Progressing onward into the final words of Ayer’s response, he confirms that it is true that people cannot escape their destiny if “it is taken to mean no more than that I shall do what I shall do” (118), or that people cannot escape the future if it is meant no more that whatever one chooses to do and acts, the past cannot be changed.  Yet, tautologies such as these become weak and repetitive when discussing such a deep topic of free will, and when challenging such important issues one would hope for a thoroughly thought out and constructed argument.  The objector implies that determinism means that one event has power over another, “whereas the truth is that they are factually correlated” (117) in Ayer’s eyes.  The entrapment or tautology that the objector tries to impose is that determinism is described as an “unhappy effect trying vainly to escape from the clutches of an overmastering cause” (118), but indeed Ayer clarifies that when one event occurs, it merely causes another event to occur in consequence meaning that our free will is retained as long as we are acquitted from the constraints that cause us not to have the freedom to choose.  The overwhelming sense of loss of meaning and control in one’s life is a tragic misinterpretation on the objector’s behalf for he or she is not hopelessly bound to chains of fate as the objector may believe. 

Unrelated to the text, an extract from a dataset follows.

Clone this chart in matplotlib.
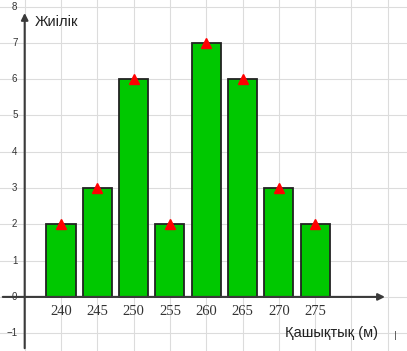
import matplotlib.pyplot as plt

distances = ["240", "245", "250", "255", "260", "265", "270", "275"]
frequencies = [2, 3, 6, 2, 7, 6, 3, 2]
y_ticks = [-1, 0, 1, 2, 3, 4, 5, 6, 7, 8]

positions = list(range(1, len(distances) + 1))

fig = plt.figure(figsize=(4.07, 3.51), dpi=100)
ax = fig.add_axes([0, 0, 1, 1])
ax.set_xlim(-0.68, 10.53)
ax.set_ylim(-1.49, 8.18)

# grid
ax.set_xticks(range(0, 11))
ax.set_yticks(y_ticks)
ax.grid(color="#dcdcdc", linewidth=0.8)
ax.tick_params(length=0, labelbottom=False, labelleft=False)
for s in ax.spines.values():
    s.set_visible(False)
ax.set_axisbelow(True)

# bars and triangles
ax.bar(positions, frequencies, width=0.8, color="#00c800",
       edgecolor="#222222", linewidth=1.3, zorder=3)
ax.plot(positions, frequencies, linestyle="none", marker="^",
        color="red", markersize=7, zorder=4)

# axes with arrows
ax.annotate("", xy=(10.0, 0), xytext=(-0.68, 0),
            arrowprops=dict(arrowstyle="-|>", color="#3a3a3a", lw=1.5,
                            mutation_scale=10), zorder=5)
ax.annotate("", xy=(0, 7.9), xytext=(0, -1.49),
            arrowprops=dict(arrowstyle="-|>", color="#3a3a3a", lw=1.5,
                            mutation_scale=10), zorder=5)

# tick labels
for v in y_ticks:
    lbl = str(v) if v >= 0 else "\u2212" + str(-v)
    ax.text(-0.2, v, lbl, ha="right", va="center", fontsize=7,
            color="#333333", family="Liberation Sans")
for p, d in zip(positions, distances):
    ax.text(p, -0.39, d, ha="center", va="center", fontsize=10.5,
            color="#333333", family="Liberation Serif")

# axis titles
ax.text(0.28, 7.57, "Жиілік", ha="left", va="center", fontsize=10.5,
        family="Liberation Sans", color="#222222")
ax.text(7.17, -0.99, "Қашықтық (м)", ha="left", va="center", fontsize=10.5,
        family="Liberation Sans", color="#222222")
ax.text(10.2, -1.05, "|", ha="center", va="center", fontsize=6,
        color="#333333")

fig.savefig("out.png", dpi=100)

For the concept that determinism and free will are compatible, such depth and meditation is necessary to discuss an issue that encompasses our everyday lives – the very essence of being.  These concepts awake the mind and open the eyes to a world that forever existed, but had not yet been seen to the extent of its vibrant complexity.  We can appreciate the great thinkers of our world who expand on the most perplexing ideas of life to help us understand the beauty of our own sense of being, or rather to be mystified in that sense of being.   

 

 

 

 


Bibliography

 

Pereboom, Derek. Free Will.  A.J. Ayer “Freedom and Necessity.”  Indianapolis: Hackett Publishing Company, 1997.